Trade secret of village odd-job man


KL Noatay

Around a century ago, there prevailed a custom among hill people in North India of giving away their daughters in matrimony to suitors who could shell out Rs 200 to Rs 500. Gold was sold at Rs 40 a tola then. A sum of Rs 200 would provide the ghanyara slate lean-to roof for the two-room living house of the parents of the bride — the mud house earlier having a leaky straw cover only.

Puniya kanyadaan (marital alliance sans payment) was generally abstained from due to the prevalent belief that the groom’s family cared better for the bride brought home on payment than through kanyadaan. Moneyless men would go so far as to entice and abduct marriageable girls.

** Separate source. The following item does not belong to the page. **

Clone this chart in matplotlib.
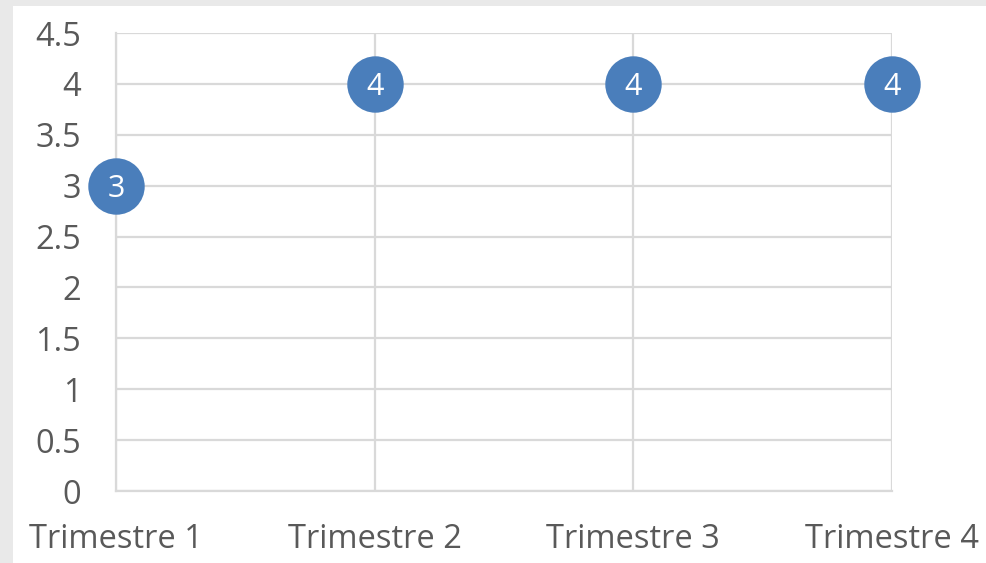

In that epoch, a man named Loksewak, a non-practising Brahmin, landed in our village Mandali — a remote locale where cops seldom ventured — along with an upper-caste woman brought by him from the plains. He took little time in raising a two-room mud house facing the area’s motor road. Loksewak, a harfanmaula (jack of all trades), soon earned the epithet ‘Panditji’. If there was a sick child in the neighbourhood, he would ward off the evil spirit by stirring a peacock-feather mutha around the sick one’s head, while chanting some mantras known only to him. If there was a community feast, Loksewak would be the leading chef. He smithed horseshoes and fixed mule-hooves. He tinned people’s brass utensils. And what not!

One day, the clutch wire of my Royal Enfield slipped out. A spare one was required to be procured from an auto agency 100 miles away — involving two-day up-and-down hitch-hiking. I could ill-afford that. I approached Panditji for a possible jugaad. While he busied himself with my clutch wire, an elderly woman walked into his in-house smithy with a hurricane lantern in her hand. She complained that the wick-wheel of the lantern was not functioning. Panditji bid her to leave the lantern and come for it the next day.

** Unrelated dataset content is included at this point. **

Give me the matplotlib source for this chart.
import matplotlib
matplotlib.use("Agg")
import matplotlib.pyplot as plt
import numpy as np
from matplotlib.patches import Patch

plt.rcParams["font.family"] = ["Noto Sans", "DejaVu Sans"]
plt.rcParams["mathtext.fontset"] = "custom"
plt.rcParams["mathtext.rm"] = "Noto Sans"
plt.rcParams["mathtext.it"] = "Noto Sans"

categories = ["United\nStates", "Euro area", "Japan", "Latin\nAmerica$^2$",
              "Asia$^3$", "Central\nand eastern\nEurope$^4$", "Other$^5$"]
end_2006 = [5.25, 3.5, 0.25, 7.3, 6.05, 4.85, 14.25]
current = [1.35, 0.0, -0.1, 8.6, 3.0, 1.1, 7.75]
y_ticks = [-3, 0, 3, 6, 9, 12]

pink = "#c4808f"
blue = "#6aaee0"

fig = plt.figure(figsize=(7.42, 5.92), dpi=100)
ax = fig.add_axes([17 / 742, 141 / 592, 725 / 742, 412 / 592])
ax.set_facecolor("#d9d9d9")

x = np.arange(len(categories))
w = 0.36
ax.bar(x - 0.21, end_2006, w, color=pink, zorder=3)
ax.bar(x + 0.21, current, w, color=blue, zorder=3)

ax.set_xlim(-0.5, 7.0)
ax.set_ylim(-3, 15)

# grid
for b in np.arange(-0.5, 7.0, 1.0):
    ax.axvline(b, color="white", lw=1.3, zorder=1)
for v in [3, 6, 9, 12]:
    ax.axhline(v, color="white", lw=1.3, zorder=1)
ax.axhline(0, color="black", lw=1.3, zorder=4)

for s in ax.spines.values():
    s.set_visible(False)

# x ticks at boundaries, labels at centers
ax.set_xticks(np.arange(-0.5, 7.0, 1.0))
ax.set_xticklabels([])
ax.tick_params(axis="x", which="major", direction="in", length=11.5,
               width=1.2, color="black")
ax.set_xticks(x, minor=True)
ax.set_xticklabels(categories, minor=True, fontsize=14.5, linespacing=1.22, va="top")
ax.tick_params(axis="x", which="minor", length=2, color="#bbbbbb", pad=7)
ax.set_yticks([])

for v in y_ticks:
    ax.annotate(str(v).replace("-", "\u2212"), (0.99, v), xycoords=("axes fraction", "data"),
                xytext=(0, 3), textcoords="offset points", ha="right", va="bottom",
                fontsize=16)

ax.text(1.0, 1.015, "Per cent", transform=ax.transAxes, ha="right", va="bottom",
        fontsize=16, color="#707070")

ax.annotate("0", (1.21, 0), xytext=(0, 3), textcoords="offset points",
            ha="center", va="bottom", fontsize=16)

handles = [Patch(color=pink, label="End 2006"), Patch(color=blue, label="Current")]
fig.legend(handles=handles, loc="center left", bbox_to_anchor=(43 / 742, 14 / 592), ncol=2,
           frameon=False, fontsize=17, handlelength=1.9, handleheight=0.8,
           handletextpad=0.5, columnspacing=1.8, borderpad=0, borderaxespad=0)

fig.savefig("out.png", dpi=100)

The departing woman had barely gone out of sight when Loksewak, putting aside my half-done clutch wire, took the lantern. He opened its wick-holder, scratched off the carbon layer atop it and the wick started moving up and down like that of a brand-new product. As the harfanmaula was about to give finishing touches to my clutch wire, I asked him why had he asked the woman to come the next day when he knew that he could fix the defect in her lantern in a jiffy. ‘It is a trade secret,’ he said, leaving me mystified.